The outrage surrounding new revelations in Nate Parker’s 1999 rape trial recently compelled The American Film Institute to cancel a “The Birth of a Nation” screening and Q&A with Parker. As the movie’s auteur and star moves through the industry fallout of those revelations—which inclue the fact that his accuser committed suicide in 2012—both Harry Belafonte and a group of Pennsylvania State University alumni spoke out in support of Parker.
“It’s interesting because it’s coming out the same time the film’s coming out,” said Belafonte of the new attention on the trial, in which Parker and his “The Birth of a Nation” co-writer Jean Celestin were accused of raping a fellow Penn State student. “Of all the stories you can tell, why are you telling this story? And if he was somebody who had committed a crime and got away with it, but he faced the justice system,” he told The Associated Press on Tuesday (August 23).
The longtime entertainer and racial justice activist called Parker’s film on Nat Turner’s slave rebellion ”a winner,” wondering if “this [is] going to be the price that young Black women and men pay for making films of substance?”

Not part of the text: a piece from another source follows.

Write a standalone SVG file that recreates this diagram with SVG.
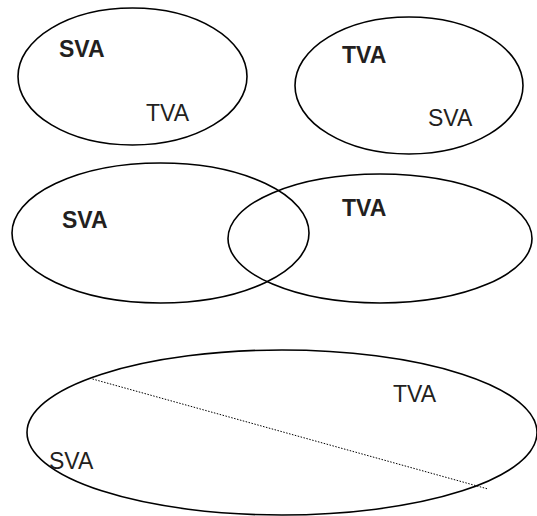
<svg xmlns="http://www.w3.org/2000/svg" width="537" height="516" viewBox="0 0 537 516">
<style>
.e{fill:none;stroke:#000;stroke-width:1.6}
.t{font-family:"Liberation Sans",Arial,sans-serif;font-size:23px;fill:#231f20}
.b{font-weight:bold}
.d{stroke:#000;stroke-width:1;stroke-dasharray:1.5,1.5;fill:none}
</style>
<rect width="537" height="516" fill="#fff"/>
<g id="set1">
<ellipse class="e" cx="132.5" cy="76.5" rx="114.5" ry="68.5"/>
<text class="t b" x="59" y="57">SVA</text>
<text class="t" x="146" y="121">TVA</text>
</g>
<g id="set2">
<ellipse class="e" cx="409" cy="85.5" rx="114" ry="68.5"/>
<text class="t b" x="342" y="63">TVA</text>
<text class="t" x="428" y="126">SVA</text>
</g>
<g id="set3">
<ellipse class="e" cx="160.5" cy="233" rx="148.5" ry="70"/>
<text class="t b" x="62" y="228">SVA</text>
</g>
<g id="set4">
<ellipse class="e" cx="380" cy="238.5" rx="152" ry="64.5"/>
<text class="t b" x="342" y="216">TVA</text>
</g>
<g id="set5">
<ellipse class="e" cx="282" cy="432.5" rx="255" ry="82.5"/>
<text class="t" x="393" y="402">TVA</text>
<text class="t" x="49" y="469">SVA</text>
</g>
<g id="connectors">
<line class="d" x1="92.5" y1="379" x2="488" y2="489"/>
</g>
</svg>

A group of Penn State alumni who say they witnessed the trial released a statement via The Root last night (August 24). LaKeisha Wolf, Dr. Assata Richards, Lurie Daniel Favors and Brian Favors’ joint statement emphasized the importance of campus racial tension between White and Black students at the time (which was described in an undergraduate thesis linked in the statement):
We recognize that racism and White supremacy have historically combined around notions of sexuality and at times have created climates where lynch mob mentalities resulted in the destruction of entire Black communities and Black lives. Many of us viewed this incident involving Mr. Celestin and Mr. Parker as yet another example of the blatant racism and violent hostility faced by Black students on Penn State’s campus
Listing 10 points they found important to understanding the trial (including details they say the media selectively ignored), the group denied that Black students harrassed the woman, while acknowledging the need for a public “discussion about misogyny, misogynoir and toxic masculinity.”
As we reported last week, Parker was acquitted of rape charges, while Celestin served time in prison before being granted a new trial. The second trial never happened, as prosecutors reportedly found it too difficult to assemble witnesses.